I do not believe a jot of it other than as a reflection of human history, but I don't think people are idiots for believing any of it. There are too many smart people who believe in mythologies (I used to be one [not smart, a theist]).

It is an Elephant in the Room topic, however. To anyone who isn't a theist the whole notion of arguing the details of mythology sounds exactly like this sentence does. There is no difference between Zeus and Yaweh and the Easter Bunny, unless you already believe in one of them.

To have to patiently factor in the dramatic influence superstition plays on modern life would make for a truly unbelievable novel in a world without it.

Synopsis: the leader of the world's most powerful country must perform rituals to honor the gods to keep the world safe. His opponents think he is performing the rituals incorrectly, and are willing to destroy the world to stop him.

It's not even a 50s B-Movie SciFi plot. You couldn't sell a script like that without George Lucas on board.

John Askren - "Never get into a pissing match with a skunk."


[ Parent ]
What do we do? (2.00 / 4)
I'm wary of terms like "extreme," simply because of Overton Window issues.

My experience of listening to women talk about abortion has been a combination of hearing a vast range of emotions, sometimes conflicting, about the personal decision combined with a strong demand for legal availability.

I think what we do is separate the legal and the ethical questions first.  

We give people authority to take human life - Congress has the authority to declare war.  Most people do not argue against taking that power away from Congress, though we may argue about the ethics of a particular war (WWII is one that tests the limits of my ability to affirm in an unconditional way that "all war is wrong").  In those cases, we give a few people the authority to risk many, many lives.

Only one person has the full range of information about the situation in which an abortion is sought.  Without that full experience of the situation - no one else is in a position to really judge the full ethical implications of situtation, which leaves me saying that "choice" is not as trivial a word as it sounds like.

All that could definitely be thought through more.

If religion means a way of life, and life's necessities are food, clothing, and shelter, then we should not separate religion from economics. - Malcolm X


[ Parent ]
I agree about the extreme terminology, (2.00 / 2)
but in some cases it fits and this is one of them.

The extreme on one side is that a fertilized ovum is a person.

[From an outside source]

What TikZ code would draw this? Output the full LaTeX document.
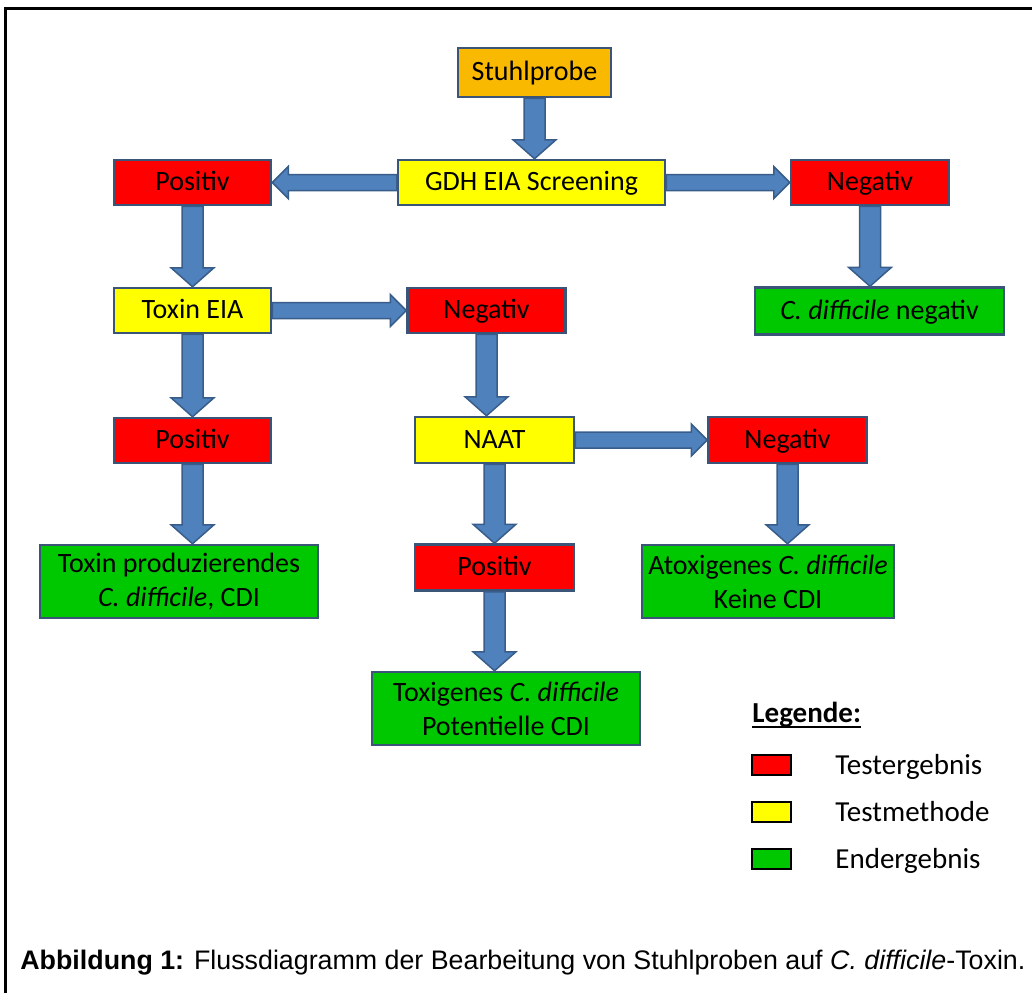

The other extreme is that personhood only starts after birth. Those are the kind of razor-sharp lines that call for such terms.

I also agree that this debate is pragmatically easier to handle by deciding how we authorize the taking of life. As you say, we already have means for that. You and I are both authorized by our laws to take life under certain circumstances, and we give that authority to various authorities today as well.

The Moment of Personhood issue does not influence my opinion, for example, on whether a rape victim should be allowed to abort the result ("Yes"). If I recognized that aborted fetus as a person it would, however, influence the penalty for the crime. The pregnancy and any results from it are the criminal's responsibility, nobody else's, and if anyone dies from his actions it is his responsibility.

John Askren - "Never get into a pissing match with a skunk."